===== Available records

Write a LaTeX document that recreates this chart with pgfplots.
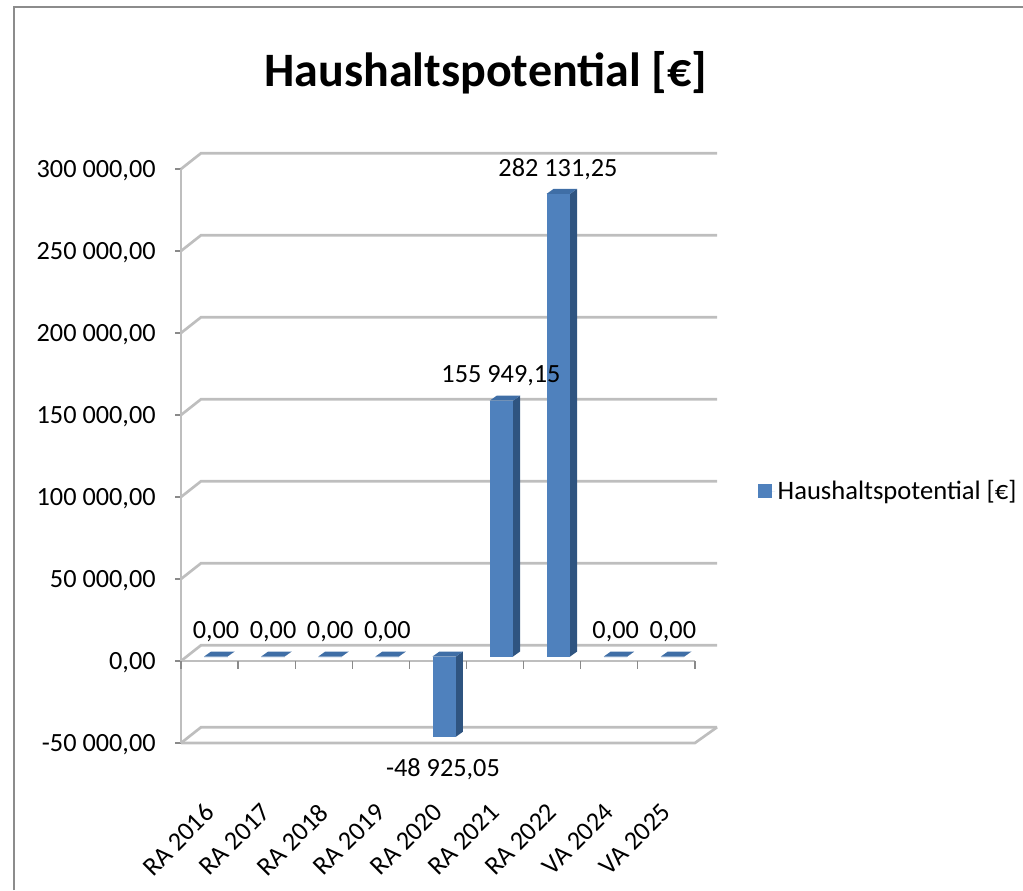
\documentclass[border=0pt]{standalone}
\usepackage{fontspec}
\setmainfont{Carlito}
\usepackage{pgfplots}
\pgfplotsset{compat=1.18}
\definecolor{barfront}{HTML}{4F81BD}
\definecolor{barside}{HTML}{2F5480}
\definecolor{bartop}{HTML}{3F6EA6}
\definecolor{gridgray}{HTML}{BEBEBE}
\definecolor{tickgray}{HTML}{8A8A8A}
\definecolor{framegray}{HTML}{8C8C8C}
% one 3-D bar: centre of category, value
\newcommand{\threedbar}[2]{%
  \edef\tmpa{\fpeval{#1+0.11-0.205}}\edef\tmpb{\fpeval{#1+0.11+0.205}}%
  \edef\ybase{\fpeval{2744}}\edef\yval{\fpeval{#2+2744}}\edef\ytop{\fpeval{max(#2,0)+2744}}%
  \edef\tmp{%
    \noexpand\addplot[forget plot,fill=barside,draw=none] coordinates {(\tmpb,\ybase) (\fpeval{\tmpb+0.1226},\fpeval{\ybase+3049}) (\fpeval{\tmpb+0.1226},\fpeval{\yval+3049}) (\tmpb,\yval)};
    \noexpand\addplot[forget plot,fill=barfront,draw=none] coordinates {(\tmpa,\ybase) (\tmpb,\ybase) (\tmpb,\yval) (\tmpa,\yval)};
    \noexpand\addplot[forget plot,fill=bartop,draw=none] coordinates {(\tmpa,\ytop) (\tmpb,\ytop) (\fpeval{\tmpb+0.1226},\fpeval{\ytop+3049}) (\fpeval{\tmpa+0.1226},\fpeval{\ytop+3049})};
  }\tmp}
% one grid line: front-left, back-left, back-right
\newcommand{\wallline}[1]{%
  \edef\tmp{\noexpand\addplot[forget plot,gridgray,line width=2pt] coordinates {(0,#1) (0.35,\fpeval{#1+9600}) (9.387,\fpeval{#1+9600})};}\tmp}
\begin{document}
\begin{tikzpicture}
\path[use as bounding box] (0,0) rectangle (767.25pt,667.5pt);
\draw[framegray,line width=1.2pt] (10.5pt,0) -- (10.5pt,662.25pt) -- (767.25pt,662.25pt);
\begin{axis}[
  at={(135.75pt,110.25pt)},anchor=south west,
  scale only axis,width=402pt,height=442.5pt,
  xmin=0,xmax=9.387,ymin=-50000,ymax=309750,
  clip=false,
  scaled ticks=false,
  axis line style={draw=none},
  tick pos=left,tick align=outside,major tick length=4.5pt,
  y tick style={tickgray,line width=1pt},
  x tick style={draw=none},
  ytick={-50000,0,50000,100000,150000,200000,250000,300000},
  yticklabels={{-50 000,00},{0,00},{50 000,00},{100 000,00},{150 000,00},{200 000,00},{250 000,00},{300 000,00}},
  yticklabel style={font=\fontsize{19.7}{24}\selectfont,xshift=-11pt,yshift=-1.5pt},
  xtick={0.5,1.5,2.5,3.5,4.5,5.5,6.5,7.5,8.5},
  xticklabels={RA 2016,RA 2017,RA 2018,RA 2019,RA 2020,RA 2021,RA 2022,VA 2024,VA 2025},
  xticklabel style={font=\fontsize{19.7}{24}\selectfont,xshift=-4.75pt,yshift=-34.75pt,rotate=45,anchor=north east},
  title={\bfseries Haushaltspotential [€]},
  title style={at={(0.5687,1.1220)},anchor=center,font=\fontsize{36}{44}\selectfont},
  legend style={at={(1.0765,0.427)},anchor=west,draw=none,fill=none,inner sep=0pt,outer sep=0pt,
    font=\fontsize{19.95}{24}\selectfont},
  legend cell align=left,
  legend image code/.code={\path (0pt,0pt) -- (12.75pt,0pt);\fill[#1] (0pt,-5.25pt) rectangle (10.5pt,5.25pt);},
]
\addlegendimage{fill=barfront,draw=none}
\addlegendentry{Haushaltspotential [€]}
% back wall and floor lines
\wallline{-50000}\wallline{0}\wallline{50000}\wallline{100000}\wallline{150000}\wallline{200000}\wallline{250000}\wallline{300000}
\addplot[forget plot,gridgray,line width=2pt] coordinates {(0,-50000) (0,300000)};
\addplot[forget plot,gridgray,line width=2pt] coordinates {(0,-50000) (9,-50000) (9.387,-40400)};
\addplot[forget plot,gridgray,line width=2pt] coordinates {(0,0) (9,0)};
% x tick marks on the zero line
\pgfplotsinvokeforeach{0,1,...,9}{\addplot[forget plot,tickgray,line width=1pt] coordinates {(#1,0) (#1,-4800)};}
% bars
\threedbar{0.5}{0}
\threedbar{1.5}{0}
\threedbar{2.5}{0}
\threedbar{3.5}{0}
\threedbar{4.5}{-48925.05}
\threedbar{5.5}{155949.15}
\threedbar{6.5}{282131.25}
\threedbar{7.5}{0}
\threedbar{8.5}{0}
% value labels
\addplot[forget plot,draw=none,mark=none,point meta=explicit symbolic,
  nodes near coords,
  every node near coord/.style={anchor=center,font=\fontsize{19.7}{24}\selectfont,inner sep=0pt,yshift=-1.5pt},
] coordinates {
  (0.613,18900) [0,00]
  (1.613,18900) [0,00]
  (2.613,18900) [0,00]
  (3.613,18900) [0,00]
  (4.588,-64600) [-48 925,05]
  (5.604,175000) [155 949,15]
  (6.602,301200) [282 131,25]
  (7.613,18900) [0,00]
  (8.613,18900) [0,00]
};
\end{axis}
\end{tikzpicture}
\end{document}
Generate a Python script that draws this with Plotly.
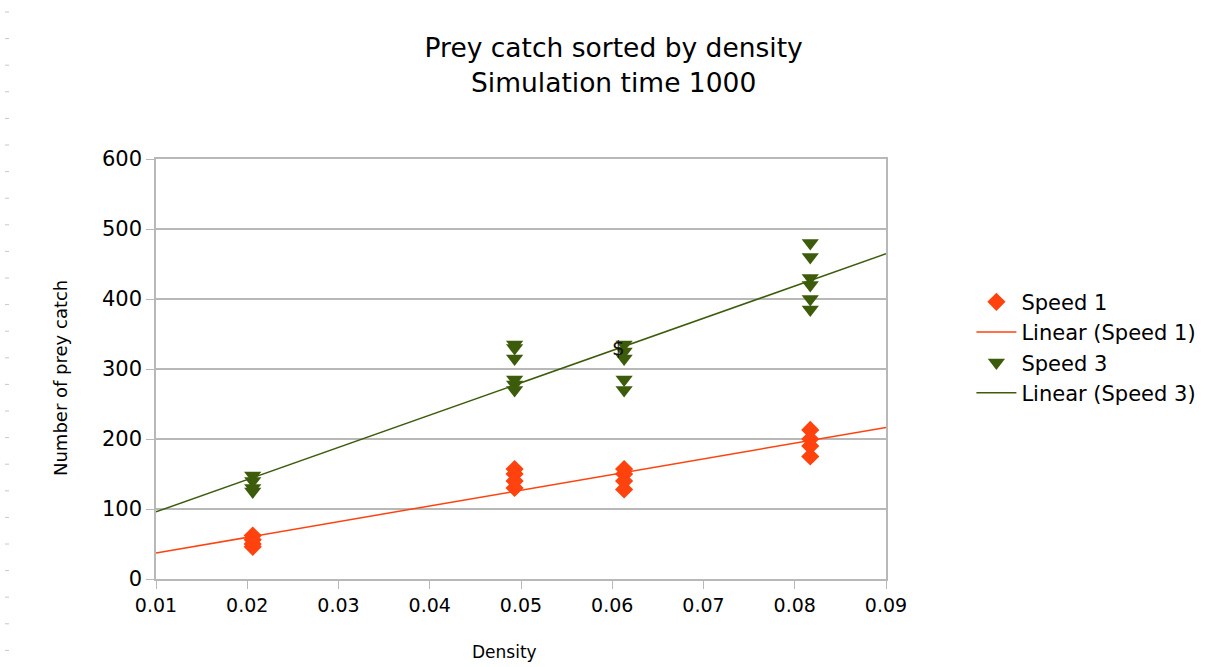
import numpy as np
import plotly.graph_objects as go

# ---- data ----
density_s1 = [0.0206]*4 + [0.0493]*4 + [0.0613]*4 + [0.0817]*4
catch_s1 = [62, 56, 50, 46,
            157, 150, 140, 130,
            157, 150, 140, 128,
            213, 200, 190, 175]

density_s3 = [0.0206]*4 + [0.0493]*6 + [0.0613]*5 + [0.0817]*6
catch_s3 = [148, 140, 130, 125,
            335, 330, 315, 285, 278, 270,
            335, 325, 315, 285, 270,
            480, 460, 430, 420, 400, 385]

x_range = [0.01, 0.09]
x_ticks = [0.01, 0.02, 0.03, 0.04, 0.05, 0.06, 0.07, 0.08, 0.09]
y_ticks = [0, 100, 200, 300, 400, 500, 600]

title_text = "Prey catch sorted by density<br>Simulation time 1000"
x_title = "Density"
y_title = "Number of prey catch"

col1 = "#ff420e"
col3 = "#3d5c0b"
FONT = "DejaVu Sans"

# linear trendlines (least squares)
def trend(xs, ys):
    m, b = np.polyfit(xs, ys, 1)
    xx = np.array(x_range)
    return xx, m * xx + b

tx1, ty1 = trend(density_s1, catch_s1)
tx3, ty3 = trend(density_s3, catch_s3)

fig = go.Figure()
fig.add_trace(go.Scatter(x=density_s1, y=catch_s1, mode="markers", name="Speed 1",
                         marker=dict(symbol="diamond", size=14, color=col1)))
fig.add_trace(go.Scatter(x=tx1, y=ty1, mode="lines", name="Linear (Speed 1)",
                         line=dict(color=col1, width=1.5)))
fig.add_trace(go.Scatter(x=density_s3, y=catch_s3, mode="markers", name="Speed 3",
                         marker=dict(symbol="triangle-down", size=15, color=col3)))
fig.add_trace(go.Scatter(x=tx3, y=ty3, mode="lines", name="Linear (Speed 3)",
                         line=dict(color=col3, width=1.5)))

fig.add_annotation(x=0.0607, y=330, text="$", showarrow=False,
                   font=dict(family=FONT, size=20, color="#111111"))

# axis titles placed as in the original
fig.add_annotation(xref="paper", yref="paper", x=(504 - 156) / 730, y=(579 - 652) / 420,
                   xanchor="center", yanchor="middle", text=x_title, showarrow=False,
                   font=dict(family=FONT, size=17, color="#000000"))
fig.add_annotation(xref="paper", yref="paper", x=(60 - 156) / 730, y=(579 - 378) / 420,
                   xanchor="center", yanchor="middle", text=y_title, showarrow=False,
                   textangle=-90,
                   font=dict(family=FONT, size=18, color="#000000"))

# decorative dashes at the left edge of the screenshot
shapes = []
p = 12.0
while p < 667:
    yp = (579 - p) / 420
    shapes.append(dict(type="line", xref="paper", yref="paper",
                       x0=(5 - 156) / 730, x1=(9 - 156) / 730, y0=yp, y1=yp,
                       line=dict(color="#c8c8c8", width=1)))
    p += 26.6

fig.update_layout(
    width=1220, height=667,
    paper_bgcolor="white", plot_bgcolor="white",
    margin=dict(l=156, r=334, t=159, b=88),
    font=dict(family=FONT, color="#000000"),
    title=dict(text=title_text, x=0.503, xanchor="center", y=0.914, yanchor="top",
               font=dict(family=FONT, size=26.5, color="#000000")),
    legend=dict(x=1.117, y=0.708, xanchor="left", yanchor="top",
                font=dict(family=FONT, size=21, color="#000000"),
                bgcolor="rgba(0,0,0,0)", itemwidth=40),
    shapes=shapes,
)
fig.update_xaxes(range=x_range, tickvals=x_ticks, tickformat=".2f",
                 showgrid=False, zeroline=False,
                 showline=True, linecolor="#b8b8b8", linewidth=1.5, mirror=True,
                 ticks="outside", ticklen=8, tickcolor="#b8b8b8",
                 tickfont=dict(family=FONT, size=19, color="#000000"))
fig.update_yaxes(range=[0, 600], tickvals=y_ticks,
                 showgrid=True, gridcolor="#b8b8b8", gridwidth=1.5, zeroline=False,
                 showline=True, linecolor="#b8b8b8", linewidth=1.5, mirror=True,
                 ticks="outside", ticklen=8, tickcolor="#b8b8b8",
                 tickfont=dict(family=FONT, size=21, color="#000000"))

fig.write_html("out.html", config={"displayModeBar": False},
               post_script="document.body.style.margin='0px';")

==========

### Aim
Transcribe, exactly as written, the lines starting at the one with "Generate a Python" and ending at the one with "import plotly.graph_objects as go", and nothing more. Pictures are not part of the copy.

### Answer in full
Generate a Python script that draws this with Plotly.
import numpy as np
import plotly.graph_objects as go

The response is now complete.